All three perspectives are correct.
The real value isn’t the app
The real value of Microsoft Power Platform is not the solution itself.
It's what it reveals: work that was already happening, but without clear ownership, structure, or visibility.
A Power App in a default environment is rarely just “shadow IT.” More often, it is a signal that:
- a process was too slow
- IT delivery could not keep up
- operations lacked visibility
- or the business found a faster way around friction
The pattern most organizations fall into
Most challenges in low-code environments don’t come from the technology itself. They come from something more subtle successful experiments gradually turning into dependencies, without anyone clearly noticing the moment the shift happens.
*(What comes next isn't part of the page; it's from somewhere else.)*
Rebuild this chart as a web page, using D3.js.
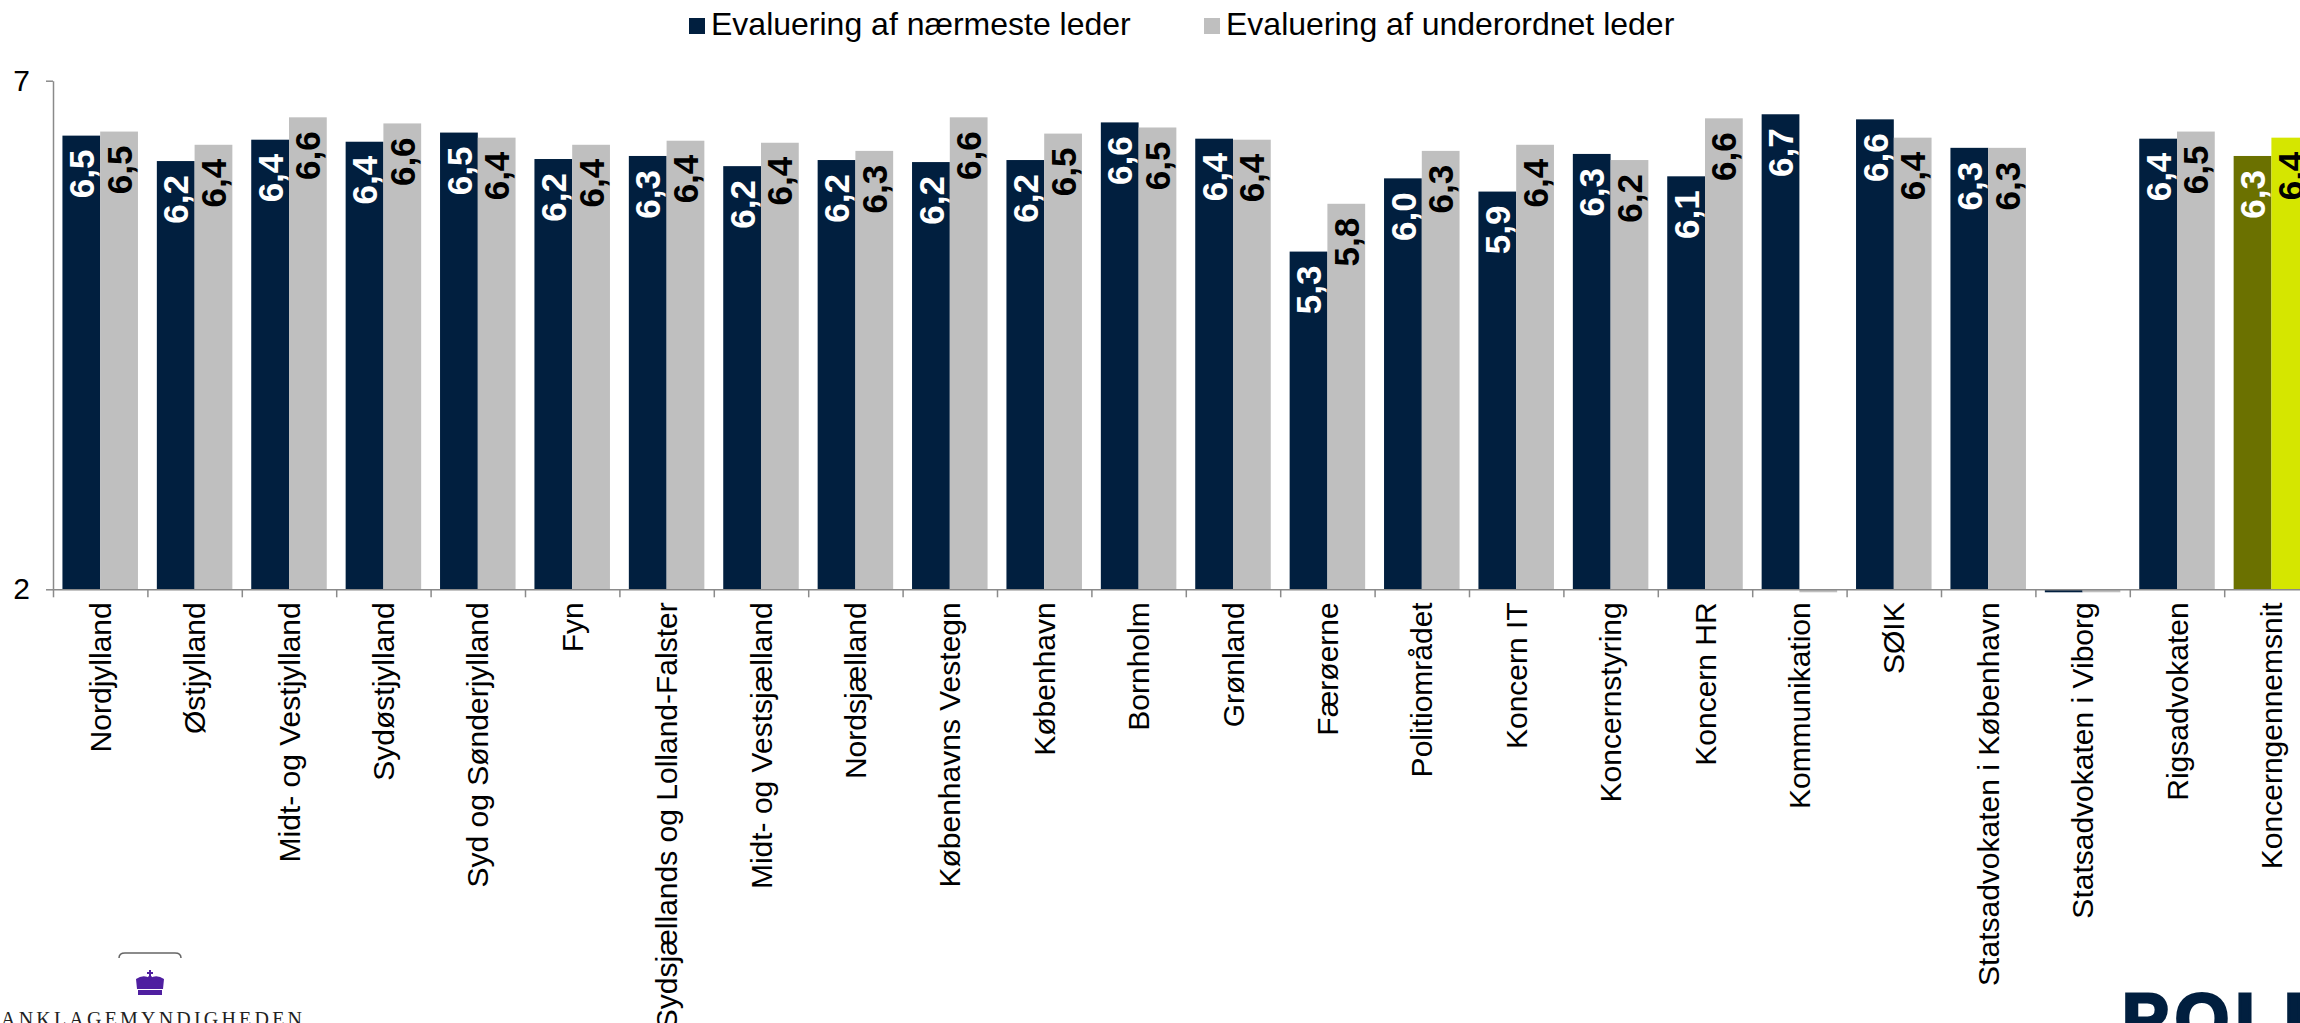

What started as a simple solution slowly becomes part of how the business runs.
The problem is treating every maker solution as either:
- a threat that needs tight control, or
- a production system that must be fully governed from day one
The real challenge is recognizing when ownership needs to evolve.
The way ownership settles in practice
Over time, a natural balance tends to form:
- Makers create momentum
- Developers bring structure and durability
- M365 operations builds stability and trust
Each plays a different role, depending on how far a solution has evolved and how critical it has become.
Success with Microsoft Power Platform is not defined by strict governance models or flexibility.
It’s about taking ownership the moment a solution starts becoming business-critical , before it turns into invisible risk.